## What this task involves:
The lines from the top of the material through the line with "(non1.south) -- (crit.north);" are to be set down exactly. Leave the pictures out.

## Information provided:
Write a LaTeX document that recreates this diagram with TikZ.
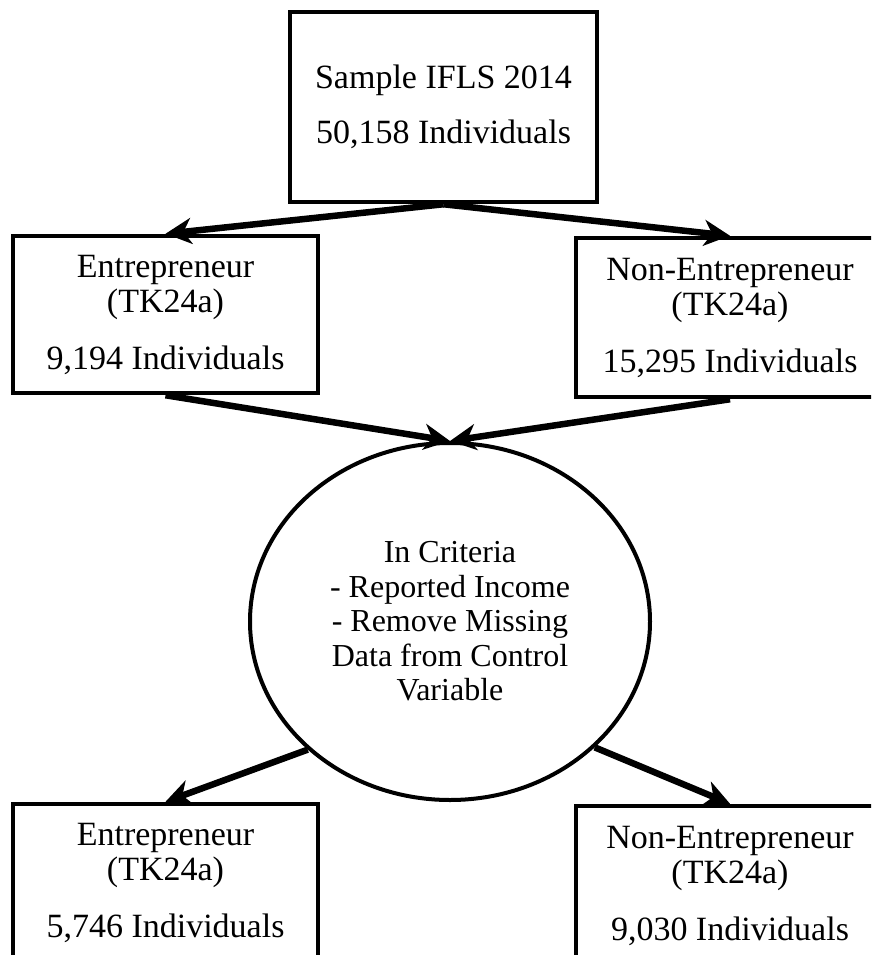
\documentclass[tikz,border=0pt]{standalone}
\usepackage{fontspec}
\setmainfont{Liberation Serif}
\usepackage{tikz}
\usetikzlibrary{arrows.meta,shapes.geometric}

\begin{document}
\begin{tikzpicture}[x=1pt, y=-1pt]
            \tikzstyle{box} = [draw=black, line width=4.5pt, fill=white, minimum width=305pt, minimum height=157pt, inner sep=0pt, font=\fontsize{34}{35}\selectfont, align=center]
            \tikzstyle{criteria} = [ellipse, draw=black, line width=4pt, minimum width=400pt, minimum height=357pt, inner sep=0pt, font=\fontsize{32}{34.5}\selectfont, align=center]
            \tikzstyle{arrow} = [-{Stealth[length=26pt, width=26pt, inset=8pt]}, line width=6.5pt, black]
            \clip (0,0) rectangle (871,955);

            % Sample
            \node[box, minimum width=307pt, minimum height=190pt] (sample) at (443.5,107) {Sample IFLS 2014\\[20pt]50,158 Individuals};

            % Before criteria
            \node[box] (ent1) at (165.5,314.5) {Entrepreneur\\(TK24a)\\[22pt]9,194 Individuals};
            \node[box, minimum width=308pt, minimum height=159pt] (non1) at (730,317.5) {Non-Entrepreneur\\(TK24a)\\[22pt]15,295 Individuals};
            \draw[arrow] (sample.south) -- (ent1.north);
            \draw[arrow] (sample.south) -- (non1.north);

            % Criteria
            \node[criteria] (crit) at (450,621.5) {In Criteria\\- Reported Income\\- Remove Missing\\Data from Control\\Variable};
            \draw[arrow] (ent1.south) -- (crit.north);
            \draw[arrow] (non1.south) -- (crit.north);

            % After criteria
            \node[box] (ent2) at (165.5,882.5) {Entrepreneur\\(TK24a)\\[22pt]5,746 Individuals};
            \node[box, minimum width=308pt, minimum height=159pt] (non2) at (730,885.5) {Non-Entrepreneur\\(TK24a)\\[22pt]9,030 Individuals};
            \draw[arrow] (crit.222) -- (ent2.north);
            \draw[arrow] (crit.-41) -- (non2.north);
        \end{tikzpicture}
\end{document}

## Answer for this exercise:
Write a LaTeX document that recreates this diagram with TikZ.
\documentclass[tikz,border=0pt]{standalone}
\usepackage{fontspec}
\setmainfont{Liberation Serif}
\usepackage{tikz}
\usetikzlibrary{arrows.meta,shapes.geometric}

\begin{document}
\begin{tikzpicture}[x=1pt, y=-1pt]
            \tikzstyle{box} = [draw=black, line width=4.5pt, fill=white, minimum width=305pt, minimum height=157pt, inner sep=0pt, font=\fontsize{34}{35}\selectfont, align=center]
            \tikzstyle{criteria} = [ellipse, draw=black, line width=4pt, minimum width=400pt, minimum height=357pt, inner sep=0pt, font=\fontsize{32}{34.5}\selectfont, align=center]
            \tikzstyle{arrow} = [-{Stealth[length=26pt, width=26pt, inset=8pt]}, line width=6.5pt, black]
            \clip (0,0) rectangle (871,955);

            % Sample
            \node[box, minimum width=307pt, minimum height=190pt] (sample) at (443.5,107) {Sample IFLS 2014\\[20pt]50,158 Individuals};

            % Before criteria
            \node[box] (ent1) at (165.5,314.5) {Entrepreneur\\(TK24a)\\[22pt]9,194 Individuals};
            \node[box, minimum width=308pt, minimum height=159pt] (non1) at (730,317.5) {Non-Entrepreneur\\(TK24a)\\[22pt]15,295 Individuals};
            \draw[arrow] (sample.south) -- (ent1.north);
            \draw[arrow] (sample.south) -- (non1.north);

            % Criteria
            \node[criteria] (crit) at (450,621.5) {In Criteria\\- Reported Income\\- Remove Missing\\Data from Control\\Variable};
            \draw[arrow] (ent1.south) -- (crit.north);
            \draw[arrow] (non1.south) -- (crit.north);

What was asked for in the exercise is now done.